What needs to be done. The lines from the top of the material below through the line containing "const yLabelTicks = [0, 100, 200, 300];" are to be printed exactly, with pictures omitted.

Dataset extract.
*****

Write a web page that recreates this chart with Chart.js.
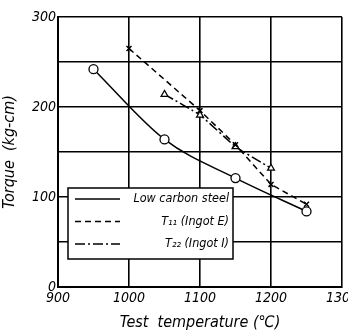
<!DOCTYPE html>
<html>
<head>
<meta charset="utf-8">
<script src="https://cdn.jsdelivr.net/npm/chart.js@4/dist/chart.umd.min.js"></script>
<style>
  html, body { margin: 0; padding: 0; background: #fff; }
  #wrap { width: 348px; height: 336px; position: relative; }
</style>
</head>
<body>
<div id="wrap"><canvas id="torqueChart"></canvas></div>
<script>
// Data
const lowCarbonTemps = [950, 1050, 1150, 1250];
const lowCarbonTorque = [242, 164, 121, 84];
const ingotETemps = [1000, 1100, 1150, 1200, 1250];
const ingotETorque = [265, 196, 158, 114, 92];
const ingotITemps = [1050, 1100, 1150, 1200];
const ingotITorque = [214, 191, 156, 132];
const seriesLabels = ['Low carbon steel', 'T\u2081\u2081 (Ingot E)', 'T\u2082\u2082 (Ingot I)'];
const xTicks = [900, 1000, 1100, 1200, 1300];
const yLabelTicks = [0, 100, 200, 300];

const italicFont = "'DejaVu Sans Condensed', 'Liberation Sans Narrow', sans-serif";

function toPoints(xs, ys) {
    return xs.map((x, i) => ({ x: x, y: ys[i] }));
}

// Legend box drawn inside the plot area, lower left
const insideLegend = {
    id: 'insideLegend',
    afterDraw(chart) {
        const ctx = chart.ctx;
        const area = chart.chartArea;
        const left = area.left + 10;
        const top = area.bottom - 99;
        const w = 165, h = 71;
        ctx.save();
        ctx.fillStyle = '#fff';
        ctx.fillRect(left, top, w, h);
        ctx.strokeStyle = '#000';
        ctx.lineWidth = 1.5;
        ctx.strokeRect(left, top, w, h);
        ctx.font = 'italic 12.5px ' + italicFont;
        ctx.textAlign = 'right';
        ctx.textBaseline = 'middle';
        chart.data.datasets.forEach((ds, i) => {
            const y = top + 11 + i * 22.5;
            ctx.setLineDash(ds.borderDash || []);
            ctx.lineWidth = 1.6;
            ctx.beginPath();
            ctx.moveTo(left + 7, y);
            ctx.lineTo(left + 52, y);
            ctx.stroke();
            ctx.setLineDash([]);
            ctx.fillStyle = '#000';
            ctx.fillText(ds.label, left + w - 4, y);
        });
        ctx.restore();
    }
};

const ctx = document.getElementById('torqueChart').getContext('2d');
new Chart(ctx, {
    type: 'line',
    data: {
        datasets: [
            {
                label: seriesLabels[0],
                data: toPoints(lowCarbonTemps, lowCarbonTorque),
                borderColor: '#000',
                borderWidth: 1.5,
                cubicInterpolationMode: 'monotone',
                pointStyle: 'circle',
                pointRadius: 4.5,
                pointBackgroundColor: '#fff',
                pointBorderColor: '#000',
                pointBorderWidth: 1.3
            },
            {
                label: seriesLabels[1],
                data: toPoints(ingotETemps, ingotETorque),
                borderColor: '#000',
                borderWidth: 1.5,
                borderDash: [6, 4],
                tension: 0,
                pointStyle: 'crossRot',
                pointRadius: 3.5,
                pointBorderColor: '#000',
                pointBorderWidth: 1.5
            },
            {
                label: seriesLabels[2],
                data: toPoints(ingotITemps, ingotITorque),
                borderColor: '#000',
                borderWidth: 1.5,
                borderDash: [10, 3, 2, 3],
                tension: 0.15,
                pointStyle: 'triangle',
                pointRadius: 4,
                pointBackgroundColor: '#fff',
                pointBorderColor: '#000',
                pointBorderWidth: 1.2
            }
        ]
    },
    options: {
        responsive: true,
        maintainAspectRatio: false,
        animation: false,
        layout: { padding: { top: 17, right: 6, left: 0, bottom: 0 } },
        plugins: {
            legend: { display: false },
            tooltip: { enabled: false }
        },
        scales: {
            x: {
                type: 'linear',
                min: xTicks[0],
                max: xTicks[xTicks.length - 1],
                afterBuildTicks: s => { s.ticks = xTicks.map(v => ({ value: v })); },
                afterFit: s => { s.height = 49; s.paddingLeft = 0; s.paddingRight = 0; },
                grid: { color: '#000', lineWidth: 1.6, drawTicks: false },
                border: { color: '#000', width: 2 },
                ticks: {
                    color: '#000',
                    padding: 3,
                    maxRotation: 0,
                    font: { family: italicFont, style: 'italic', size: 14 },
                    callback: v => String(v)
                },
                title: {
                    display: true,
                    text: 'Test  temperature (\u2103)',
                    color: '#000',
                    padding: { top: 0, bottom: 4 },
                    font: { family: italicFont, style: 'italic', size: 16 }
                }
            },
            y: {
                min: 0,
                max: 300,
                afterFit: s => { s.width = 58; },
                grid: { color: '#000', lineWidth: 1.6, drawTicks: false },
                border: { color: '#000', width: 2 },
                ticks: {
                    stepSize: 50,
                    color: '#000',
                    padding: 2,
                    font: { family: italicFont, style: 'italic', size: 14 },
                    callback: v => yLabelTicks.includes(v) ? String(v) : ''
                },
                title: {
                    display: true,
                    text: 'Torque  (kg-cm)',
                    color: '#000',
                    padding: { top: 0, bottom: 2 },
                    font: { family: italicFont, style: 'italic', size: 16 }
                }
            }
        }
    },
    plugins: [insideLegend]
});
</script>
</body>
</html>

*****

Result of this exercise.
Write a web page that recreates this chart with Chart.js.
<!DOCTYPE html>
<html>
<head>
<meta charset="utf-8">
<script src="https://cdn.jsdelivr.net/npm/chart.js@4/dist/chart.umd.min.js"></script>
<style>
  html, body { margin: 0; padding: 0; background: #fff; }
  #wrap { width: 348px; height: 336px; position: relative; }
</style>
</head>
<body>
<div id="wrap"><canvas id="torqueChart"></canvas></div>
<script>
// Data
const lowCarbonTemps = [950, 1050, 1150, 1250];
const lowCarbonTorque = [242, 164, 121, 84];
const ingotETemps = [1000, 1100, 1150, 1200, 1250];
const ingotETorque = [265, 196, 158, 114, 92];
const ingotITemps = [1050, 1100, 1150, 1200];
const ingotITorque = [214, 191, 156, 132];
const seriesLabels = ['Low carbon steel', 'T\u2081\u2081 (Ingot E)', 'T\u2082\u2082 (Ingot I)'];
const xTicks = [900, 1000, 1100, 1200, 1300];
const yLabelTicks = [0, 100, 200, 300];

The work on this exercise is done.